Topic URLhttp://board.okayplayer.com/okp.php?az=show_topic&forum=22&topic_id=26262&mesg_id=26323
26323, RE: and the politics of the minority name game...
Posted by anoman, Fri Mar-11-05 08:13 AM
>but the more valid argument i've heard about "oriental" being
>a "european" is more about world view than it is about
>language. as you know, oriental means "eastern," and has the
>connotation of europe's centrality. yes, yes, the globe is
>round...so it doesn't *really* matter...and also there's the
>concept of the "occidental" and the "western world"...BUT
>those terms are used to describe places, not people.


I have often heard the words "Westerner" and "Western" used to describe people form Europe and America, both in English and Asian languages.

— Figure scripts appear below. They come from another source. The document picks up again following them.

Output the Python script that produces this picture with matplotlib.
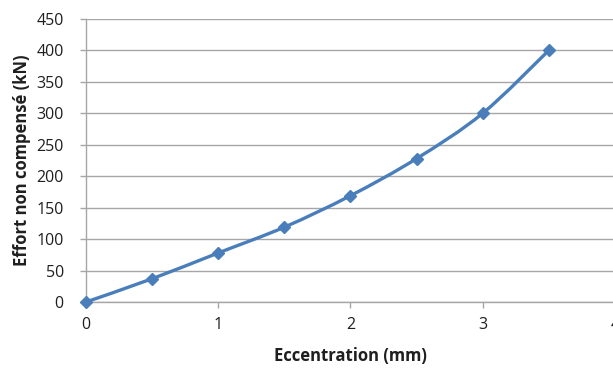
import matplotlib
matplotlib.use('Agg')
import matplotlib.pyplot as plt
from matplotlib.path import Path
from matplotlib.patches import PathPatch

# Data
eccentration_mm = [0, 0.5, 1, 1.5, 2, 2.5, 3, 3.5]
effort_kn = [0, 37, 78, 119, 169, 228, 300, 400]
x_ticks = [0, 1, 2, 3, 4]
y_ticks = [0, 50, 100, 150, 200, 250, 300, 350, 400, 450]

line_color = '#4A7EBB'
text_color = '#1F1F1F'
grid_color = '#A6A6A6'

plt.rcParams['font.family'] = ['Open Sans', 'DejaVu Sans']


def smooth_path(xs, ys, tension=1.0 / 6.0):
    """Excel style smoothed line: cubic Bezier segments through every point."""
    verts = [(xs[0], ys[0])]
    codes = [Path.MOVETO]
    n = len(xs)
    for i in range(n - 1):
        x0, y0 = (xs[i - 1], ys[i - 1]) if i > 0 else (xs[i], ys[i])
        x1, y1 = xs[i], ys[i]
        x2, y2 = xs[i + 1], ys[i + 1]
        x3, y3 = (xs[i + 2], ys[i + 2]) if i + 2 < n else (x2, y2)
        c1 = (x1 + (x2 - x0) * tension, y1 + (y2 - y0) * tension)
        c2 = (x2 - (x3 - x1) * tension, y2 - (y3 - y1) * tension)
        verts += [c1, c2, (x2, y2)]
        codes += [Path.CURVE4] * 3
    return Path(verts, codes)


fig = plt.figure(figsize=(6.13, 3.69), dpi=100)
ax = fig.add_axes([0.1403, 0.1816, 0.8627, 0.7669])

ax.add_patch(PathPatch(smooth_path(eccentration_mm, effort_kn), facecolor='none',
                       edgecolor=line_color, linewidth=2.4, capstyle='round', zorder=3))
ax.plot(eccentration_mm, effort_kn, linestyle='none', marker='D', markersize=6.5,
        color=line_color, zorder=4, clip_on=False)

ax.set_xlim(0, 4)
ax.set_ylim(0, 450)
ax.set_xticks(x_ticks)
ax.set_yticks(y_ticks)
ax.yaxis.grid(True, color=grid_color, linewidth=1.0)
ax.set_axisbelow(True)

for side in ['top', 'right']:
    ax.spines[side].set_visible(False)
for side in ['left', 'bottom']:
    ax.spines[side].set_color(grid_color)
    ax.spines[side].set_linewidth(1.0)

ax.tick_params(axis='both', colors=grid_color, labelcolor=text_color, labelsize=11.5,
               direction='out', length=4, width=1.0)
ax.tick_params(axis='x', pad=7)
ax.tick_params(axis='y', pad=12)

ax.set_xlabel('Eccentration (mm)', fontsize=12, fontweight='bold', color=text_color, labelpad=10)
ax.set_ylabel('Effort non compensé (kN)', fontsize=12, fontweight='bold', color=text_color, labelpad=4)

fig.savefig('out.png', dpi=100)
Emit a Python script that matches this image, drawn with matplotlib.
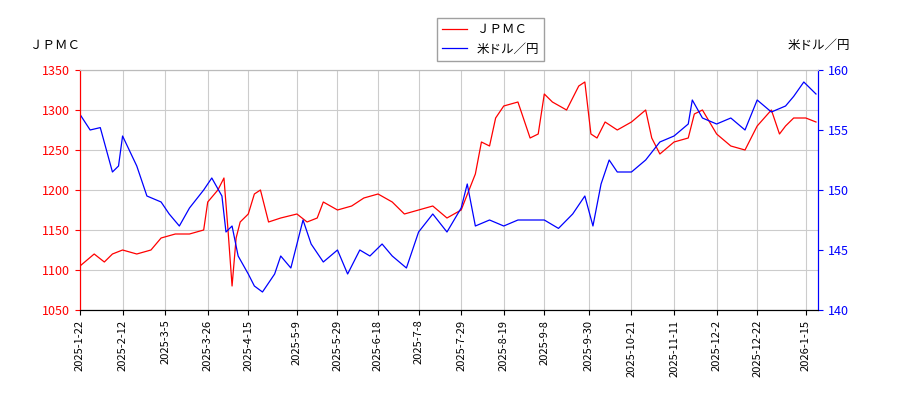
import matplotlib
matplotlib.use("Agg")
import matplotlib.pyplot as plt
import pandas as pd

plt.rcParams["font.family"] = ["Noto Sans CJK JP", "DejaVu Sans"]

# JPMC price (left axis)
jp_dates = ["2025-01-22", "2025-01-29", "2025-02-03", "2025-02-07", "2025-02-12", "2025-02-19",
            "2025-02-26", "2025-03-03", "2025-03-10", "2025-03-17", "2025-03-24", "2025-03-26",
            "2025-03-31", "2025-04-03", "2025-04-05", "2025-04-07", "2025-04-09", "2025-04-11",
            "2025-04-15", "2025-04-18", "2025-04-21", "2025-04-25", "2025-05-01", "2025-05-09",
            "2025-05-14", "2025-05-19", "2025-05-22", "2025-05-29", "2025-06-05", "2025-06-11",
            "2025-06-18", "2025-06-25", "2025-07-01", "2025-07-08", "2025-07-15", "2025-07-22",
            "2025-07-29", "2025-08-05", "2025-08-08", "2025-08-12", "2025-08-15", "2025-08-19",
            "2025-08-26", "2025-09-01", "2025-09-05", "2025-09-08", "2025-09-12", "2025-09-19",
            "2025-09-25", "2025-09-28", "2025-10-01", "2025-10-04", "2025-10-08", "2025-10-14",
            "2025-10-21", "2025-10-28", "2025-10-31", "2025-11-04", "2025-11-11", "2025-11-18",
            "2025-11-21", "2025-11-25", "2025-12-02", "2025-12-09", "2025-12-16", "2025-12-22",
            "2025-12-29", "2026-01-02", "2026-01-05", "2026-01-09", "2026-01-15", "2026-01-20"]
jp_vals = [1105, 1120, 1110, 1120, 1125, 1120, 1125, 1140, 1145, 1145, 1150, 1185,
           1200, 1215, 1150, 1080, 1140, 1160, 1170, 1195, 1200, 1160, 1165, 1170,
           1160, 1165, 1185, 1175, 1180, 1190, 1195, 1185, 1170, 1175, 1180, 1165,
           1175, 1220, 1260, 1255, 1290, 1305, 1310, 1265, 1270, 1320, 1310, 1300,
           1330, 1335, 1270, 1265, 1285, 1275, 1285, 1300, 1265, 1245, 1260, 1265,
           1295, 1300, 1270, 1255, 1250, 1280, 1300, 1270, 1280, 1290, 1290, 1285]

# USD/JPY (right axis)
fx_dates = ["2025-01-22", "2025-01-27", "2025-02-01", "2025-02-07", "2025-02-10", "2025-02-12",
            "2025-02-19", "2025-02-24", "2025-03-03", "2025-03-07", "2025-03-12", "2025-03-17",
            "2025-03-24", "2025-03-28", "2025-04-02", "2025-04-04", "2025-04-07", "2025-04-10",
            "2025-04-15", "2025-04-18", "2025-04-22", "2025-04-28", "2025-05-01", "2025-05-06",
            "2025-05-12", "2025-05-16", "2025-05-22", "2025-05-29", "2025-06-03", "2025-06-09",
            "2025-06-14", "2025-06-20", "2025-06-25", "2025-07-02", "2025-07-08", "2025-07-15",
            "2025-07-22", "2025-07-29", "2025-08-01", "2025-08-05", "2025-08-12", "2025-08-19",
            "2025-08-26", "2025-09-01", "2025-09-08", "2025-09-15", "2025-09-22", "2025-09-28",
            "2025-10-02", "2025-10-06", "2025-10-10", "2025-10-14", "2025-10-21", "2025-10-28",
            "2025-11-04", "2025-11-11", "2025-11-18", "2025-11-20", "2025-11-25", "2025-12-02",
            "2025-12-09", "2025-12-16", "2025-12-22", "2025-12-29", "2026-01-05", "2026-01-09",
            "2026-01-14", "2026-01-20"]
fx_vals = [156.3, 155.0, 155.2, 151.5, 152.0, 154.5, 152.0, 149.5, 149.0, 148.0, 147.0, 148.5,
           150.0, 151.0, 149.5, 146.5, 147.0, 144.5, 143.0, 142.0, 141.5, 143.0, 144.5, 143.5,
           147.5, 145.5, 144.0, 145.0, 143.0, 145.0, 144.5, 145.5, 144.5, 143.5, 146.5, 148.0,
           146.5, 148.5, 150.5, 147.0, 147.5, 147.0, 147.5, 147.5, 147.5, 146.8, 148.0, 149.5,
           147.0, 150.5, 152.5, 151.5, 151.5, 152.5, 154.0, 154.5, 155.5, 157.5, 156.0, 155.5,
           156.0, 155.0, 157.5, 156.5, 157.0, 157.8, 159.0, 158.0]

tick_labels = ["2025-1-22", "2025-2-12", "2025-3-5", "2025-3-26", "2025-4-15", "2025-5-9",
               "2025-5-29", "2025-6-18", "2025-7-8", "2025-7-29", "2025-8-19", "2025-9-8",
               "2025-9-30", "2025-10-21", "2025-11-11", "2025-12-2", "2025-12-22", "2026-1-15"]

fig = plt.figure(figsize=(9, 4), dpi=100)
ax = fig.add_axes([80 / 900, 90 / 400, 738 / 900, 240 / 400])
ax2 = ax.twinx()

l1, = ax.plot(pd.to_datetime(jp_dates), jp_vals, color="red", lw=0.9, label="ＪＰＭＣ")
l2, = ax2.plot(pd.to_datetime(fx_dates), fx_vals, color="blue", lw=0.9, label="米ドル／円")

ax.set_xlim(pd.Timestamp("2025-01-22"), pd.Timestamp("2026-01-21"))
ax.set_ylim(1050, 1350)
ax2.set_ylim(140, 160)
ax.set_yticks(range(1050, 1351, 50))
ax2.set_yticks(range(140, 161, 5))
ax.set_xticks(pd.to_datetime(tick_labels))
ax.set_xticklabels(tick_labels, rotation=90, fontsize=8)
ax.tick_params(axis="y", colors="red", labelsize=9)
ax2.tick_params(axis="y", colors="blue", labelsize=9)
ax.grid(color="#cccccc", lw=0.8)
for a in (ax, ax2):
    a.spines["left"].set_color("red")
    a.spines["right"].set_color("blue")
    a.spines["top"].set_color("#bbbbbb")

fig.text(30 / 900, 1 - 45 / 400, "ＪＰＭＣ", fontsize=9, va="center")
fig.text(850 / 900, 1 - 45 / 400, "米ドル／円", fontsize=9, va="center", ha="right")
fig.legend(handles=[l1, l2], loc="upper center", bbox_to_anchor=(0.545, 0.97),
           fontsize=9, fancybox=False, edgecolor="#888888")

fig.savefig("out.png")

Also, the concept of east-west does not require any European centrality. Modern Mercator projection world maps (with the Greenwich Line as the Prime Meridian) may make it seem that way, but in origin the concept of "east" simply refers to the direction of the rising sun, which was the prime orientation (a word which literally means "to align oneself in the direction of the rising sun) for ALL human civilisations. Han China, Gupta India, as much as Roman Europe (and of course long before then).

And I'd just like to repeat that by the same criteria, the word "Asia" IS FAR MORE EUROCENTRIC. How did a small province on the eastern Aegean coastline(number 28 on this map http://intranet.dalton.org/groups/Rome/romemap5.GIF ) become the name for an entire continent? Only makes sense if you're sitting in Athens; at least the sun rises in the same direction wherever you are on planet earth.

>bottomline, the idea of the "oriental" is a loaded, indellibly
>imperialist and white supremacist construct and has been
>outmoded as the world has become more sophitcated (scoff) in
>its understanding of differences between peoples.
>
>that "oriental is a rug, not a person" speaks to the fact that
>at a certain point in time, people of asian descent decided
>that they'd no longer accept what they saw as an inherent
>objectification that was packed in with term "oriental."
>
>divorcing personhood/humanity from thing or place was/is vital
>in combating racism and white supremacist/eurocentric
>constructs of "the other."

well, I think "Oriental" is similar to "Negro", in that there isn't anything *inherently* bad or racist about the term (at least not like chink, gook, etc.), but just that it is old-fashioned, strongly associated with more racist times. And I agree that's reason enough to get rid of it. Asian has the advantage that it wasn't commonly used in the 19th century or earlier, so it doesn't have that history.

The problem is that used accurately Asian refers to a broader category than Oriental did (at least the way Oriental was used in the last few decades) so it annoys me to see it used as an exact equivalent.

That's why I suggest using "East Asian" if you want to refer to Chinese-Koreans-Japanese as a collectivity.